Cagan notes that when organizations do not pay their “20% tax,” technical debt will increase to the point where an organization inevitably spends all of its cycles paying down technical debt. At some point, the services become so fragile that feature delivery grinds to a halt because all the engineers are working on reliability issues or working around problems.

By dedicating 20% of our cycles so that Dev and Ops can create lasting countermeasures to the problems we encounter in our daily work, we ensure that technical debt doesn’t impede our ability to quickly and safely develop and operate our services in production. Elevating added pressure of technical debt from workers can also reduce levels of burnout.

Conclusion

So there you have it. To set themselves up for success, software development and operation teams need to allocate 20% of their schedule (e.g. one day per week or one week per month) to slack time. That is, time they won’t have to spend implementing any new functionality, but rather investing on refactoring, automation, architecture, design, and other non-functional requirements that can improve quality.

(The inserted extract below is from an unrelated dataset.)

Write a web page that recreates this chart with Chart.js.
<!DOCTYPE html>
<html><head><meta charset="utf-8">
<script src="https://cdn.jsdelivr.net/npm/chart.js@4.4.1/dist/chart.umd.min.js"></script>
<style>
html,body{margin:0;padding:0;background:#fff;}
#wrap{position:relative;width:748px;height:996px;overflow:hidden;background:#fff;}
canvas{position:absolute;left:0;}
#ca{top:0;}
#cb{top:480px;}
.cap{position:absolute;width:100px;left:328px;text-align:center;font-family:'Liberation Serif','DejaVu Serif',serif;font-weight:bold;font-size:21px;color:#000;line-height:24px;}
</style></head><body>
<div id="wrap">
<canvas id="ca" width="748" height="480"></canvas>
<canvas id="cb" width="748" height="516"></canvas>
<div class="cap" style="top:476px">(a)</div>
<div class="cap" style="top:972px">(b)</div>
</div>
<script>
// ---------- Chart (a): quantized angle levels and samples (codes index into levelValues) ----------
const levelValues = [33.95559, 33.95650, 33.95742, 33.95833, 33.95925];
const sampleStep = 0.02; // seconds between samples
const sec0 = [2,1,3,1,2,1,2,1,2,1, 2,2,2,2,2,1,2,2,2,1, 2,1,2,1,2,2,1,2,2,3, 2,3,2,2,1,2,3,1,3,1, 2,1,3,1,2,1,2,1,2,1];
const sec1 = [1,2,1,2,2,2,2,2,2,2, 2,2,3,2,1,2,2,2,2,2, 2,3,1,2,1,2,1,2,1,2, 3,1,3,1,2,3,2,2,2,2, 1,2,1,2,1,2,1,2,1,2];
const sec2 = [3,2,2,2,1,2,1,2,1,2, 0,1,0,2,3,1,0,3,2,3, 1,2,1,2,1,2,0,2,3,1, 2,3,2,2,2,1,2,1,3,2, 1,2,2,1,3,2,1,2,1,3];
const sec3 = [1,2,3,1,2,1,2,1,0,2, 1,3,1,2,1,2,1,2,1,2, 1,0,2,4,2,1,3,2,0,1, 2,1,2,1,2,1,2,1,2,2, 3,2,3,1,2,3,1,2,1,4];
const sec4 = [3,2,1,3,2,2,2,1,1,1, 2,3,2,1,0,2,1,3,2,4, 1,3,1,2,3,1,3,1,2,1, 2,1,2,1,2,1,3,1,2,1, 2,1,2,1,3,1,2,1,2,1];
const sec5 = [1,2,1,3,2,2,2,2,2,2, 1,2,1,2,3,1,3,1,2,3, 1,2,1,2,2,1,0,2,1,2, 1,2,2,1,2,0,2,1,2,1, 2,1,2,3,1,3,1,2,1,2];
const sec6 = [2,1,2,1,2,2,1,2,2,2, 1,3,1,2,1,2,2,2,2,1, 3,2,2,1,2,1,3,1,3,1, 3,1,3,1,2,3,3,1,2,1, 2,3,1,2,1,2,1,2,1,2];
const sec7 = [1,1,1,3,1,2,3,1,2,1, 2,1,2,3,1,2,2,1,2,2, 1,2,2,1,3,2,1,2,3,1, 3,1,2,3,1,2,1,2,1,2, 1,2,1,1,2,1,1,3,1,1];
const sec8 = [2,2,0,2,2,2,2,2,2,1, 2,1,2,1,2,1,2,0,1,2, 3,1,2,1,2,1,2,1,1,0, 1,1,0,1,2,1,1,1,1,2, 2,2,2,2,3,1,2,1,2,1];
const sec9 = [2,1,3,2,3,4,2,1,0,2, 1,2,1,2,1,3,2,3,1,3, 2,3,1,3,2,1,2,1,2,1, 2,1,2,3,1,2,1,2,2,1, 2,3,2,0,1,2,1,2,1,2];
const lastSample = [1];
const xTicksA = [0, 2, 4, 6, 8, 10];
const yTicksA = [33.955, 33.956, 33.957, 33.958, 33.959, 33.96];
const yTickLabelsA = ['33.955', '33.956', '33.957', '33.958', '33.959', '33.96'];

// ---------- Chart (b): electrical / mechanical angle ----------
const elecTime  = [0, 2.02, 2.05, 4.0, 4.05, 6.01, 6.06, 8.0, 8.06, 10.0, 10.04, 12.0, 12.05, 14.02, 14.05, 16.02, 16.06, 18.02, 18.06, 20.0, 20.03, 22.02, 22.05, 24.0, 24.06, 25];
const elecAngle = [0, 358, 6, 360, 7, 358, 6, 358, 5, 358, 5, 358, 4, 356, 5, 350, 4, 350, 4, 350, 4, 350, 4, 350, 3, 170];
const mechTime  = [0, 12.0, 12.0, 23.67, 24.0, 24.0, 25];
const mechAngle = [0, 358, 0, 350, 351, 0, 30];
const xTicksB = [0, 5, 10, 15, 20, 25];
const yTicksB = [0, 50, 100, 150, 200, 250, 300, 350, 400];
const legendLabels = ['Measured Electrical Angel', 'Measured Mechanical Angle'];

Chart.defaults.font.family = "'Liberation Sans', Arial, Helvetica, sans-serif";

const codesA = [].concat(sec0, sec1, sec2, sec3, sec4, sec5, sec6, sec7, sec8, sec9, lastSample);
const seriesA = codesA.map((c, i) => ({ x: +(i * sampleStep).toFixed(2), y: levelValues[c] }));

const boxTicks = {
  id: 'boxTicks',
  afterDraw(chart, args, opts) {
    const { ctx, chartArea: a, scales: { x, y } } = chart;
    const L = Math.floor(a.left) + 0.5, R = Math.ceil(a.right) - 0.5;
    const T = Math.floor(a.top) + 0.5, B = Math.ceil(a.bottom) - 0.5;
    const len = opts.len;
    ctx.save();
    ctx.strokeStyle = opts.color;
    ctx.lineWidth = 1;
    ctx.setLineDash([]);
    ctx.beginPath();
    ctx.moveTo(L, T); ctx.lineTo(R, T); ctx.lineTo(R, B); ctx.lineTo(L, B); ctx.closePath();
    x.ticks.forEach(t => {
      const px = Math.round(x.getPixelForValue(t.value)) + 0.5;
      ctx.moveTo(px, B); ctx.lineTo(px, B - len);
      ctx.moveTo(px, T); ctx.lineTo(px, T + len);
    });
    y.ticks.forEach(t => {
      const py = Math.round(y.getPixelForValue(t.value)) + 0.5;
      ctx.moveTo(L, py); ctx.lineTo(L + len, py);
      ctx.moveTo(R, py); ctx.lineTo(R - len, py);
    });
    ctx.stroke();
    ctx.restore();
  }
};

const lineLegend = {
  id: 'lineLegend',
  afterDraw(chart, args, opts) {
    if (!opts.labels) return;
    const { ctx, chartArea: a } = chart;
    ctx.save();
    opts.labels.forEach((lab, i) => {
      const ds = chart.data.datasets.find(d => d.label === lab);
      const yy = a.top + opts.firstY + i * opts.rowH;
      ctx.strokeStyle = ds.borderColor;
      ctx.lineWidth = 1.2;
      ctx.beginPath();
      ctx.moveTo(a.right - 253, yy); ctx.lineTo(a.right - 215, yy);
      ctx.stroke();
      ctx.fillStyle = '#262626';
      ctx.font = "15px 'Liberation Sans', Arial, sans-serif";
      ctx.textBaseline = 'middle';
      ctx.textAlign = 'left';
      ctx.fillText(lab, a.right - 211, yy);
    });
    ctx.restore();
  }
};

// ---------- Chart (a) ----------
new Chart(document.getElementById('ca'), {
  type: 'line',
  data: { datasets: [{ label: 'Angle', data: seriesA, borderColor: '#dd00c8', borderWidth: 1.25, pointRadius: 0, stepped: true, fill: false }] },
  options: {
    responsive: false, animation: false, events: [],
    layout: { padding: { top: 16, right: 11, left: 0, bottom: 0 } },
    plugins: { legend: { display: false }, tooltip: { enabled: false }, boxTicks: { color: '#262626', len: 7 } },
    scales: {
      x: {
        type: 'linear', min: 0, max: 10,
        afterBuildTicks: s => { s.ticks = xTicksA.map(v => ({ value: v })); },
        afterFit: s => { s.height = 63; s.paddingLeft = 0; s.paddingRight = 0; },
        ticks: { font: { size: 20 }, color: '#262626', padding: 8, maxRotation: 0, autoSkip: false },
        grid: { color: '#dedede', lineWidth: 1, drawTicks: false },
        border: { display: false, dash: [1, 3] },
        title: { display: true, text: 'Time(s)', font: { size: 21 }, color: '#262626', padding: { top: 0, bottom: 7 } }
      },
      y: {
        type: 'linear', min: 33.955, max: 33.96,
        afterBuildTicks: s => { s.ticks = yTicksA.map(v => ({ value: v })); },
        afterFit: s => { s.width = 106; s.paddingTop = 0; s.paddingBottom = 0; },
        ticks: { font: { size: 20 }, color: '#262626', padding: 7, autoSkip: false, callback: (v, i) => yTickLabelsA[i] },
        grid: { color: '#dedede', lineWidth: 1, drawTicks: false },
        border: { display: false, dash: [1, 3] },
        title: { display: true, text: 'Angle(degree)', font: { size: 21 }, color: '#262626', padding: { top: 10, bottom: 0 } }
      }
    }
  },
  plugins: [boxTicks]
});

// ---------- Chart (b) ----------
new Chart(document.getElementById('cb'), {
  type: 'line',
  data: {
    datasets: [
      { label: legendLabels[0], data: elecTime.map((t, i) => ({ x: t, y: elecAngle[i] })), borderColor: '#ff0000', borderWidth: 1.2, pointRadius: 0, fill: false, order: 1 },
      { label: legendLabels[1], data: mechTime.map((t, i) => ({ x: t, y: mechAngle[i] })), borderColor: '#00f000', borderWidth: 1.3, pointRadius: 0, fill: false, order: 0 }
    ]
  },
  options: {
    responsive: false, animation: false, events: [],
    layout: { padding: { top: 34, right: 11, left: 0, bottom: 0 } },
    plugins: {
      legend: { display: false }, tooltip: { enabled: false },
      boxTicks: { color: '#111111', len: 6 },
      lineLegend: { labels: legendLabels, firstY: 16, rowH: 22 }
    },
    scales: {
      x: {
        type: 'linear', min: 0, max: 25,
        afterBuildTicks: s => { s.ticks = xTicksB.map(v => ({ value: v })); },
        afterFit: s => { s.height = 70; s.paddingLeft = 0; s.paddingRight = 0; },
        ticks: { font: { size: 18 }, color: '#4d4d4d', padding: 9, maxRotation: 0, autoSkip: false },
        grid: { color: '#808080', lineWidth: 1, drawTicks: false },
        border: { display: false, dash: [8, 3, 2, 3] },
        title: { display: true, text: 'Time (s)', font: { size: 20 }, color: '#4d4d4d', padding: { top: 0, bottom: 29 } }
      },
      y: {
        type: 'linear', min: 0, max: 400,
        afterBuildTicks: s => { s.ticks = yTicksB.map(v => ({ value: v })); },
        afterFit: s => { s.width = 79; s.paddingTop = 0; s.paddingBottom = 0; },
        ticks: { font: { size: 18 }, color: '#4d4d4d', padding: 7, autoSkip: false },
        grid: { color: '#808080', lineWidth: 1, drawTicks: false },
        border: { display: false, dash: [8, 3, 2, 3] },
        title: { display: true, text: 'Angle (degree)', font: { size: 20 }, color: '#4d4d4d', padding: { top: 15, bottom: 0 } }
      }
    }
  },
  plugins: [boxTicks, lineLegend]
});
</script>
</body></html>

Product and project managers are expected to push for postponing improvement work in favor of creating new functionality. Nevertheless, we need to keep emphasizing that improvement of daily work is more important than daily work itself, and that teams need to have specific capacity allocated for this.

Prioritizing any improvement effort is quite challenging by nature, especially when dealing with complex systems. The irony is that organizations that suffer the most and need to improve their ways as soon as possible, are also the ones that have the most limited amount of time to invest on improvement, as everybody could be constantly dealing with production incidents just to barely survive technical bankruptcy.

Don’t let that happen to your organization. Take action today!


¹ Lowering quality intentionally is not called technical debt. That is called sabotage.

² One could argue that today, every organization is in fact a technology organization.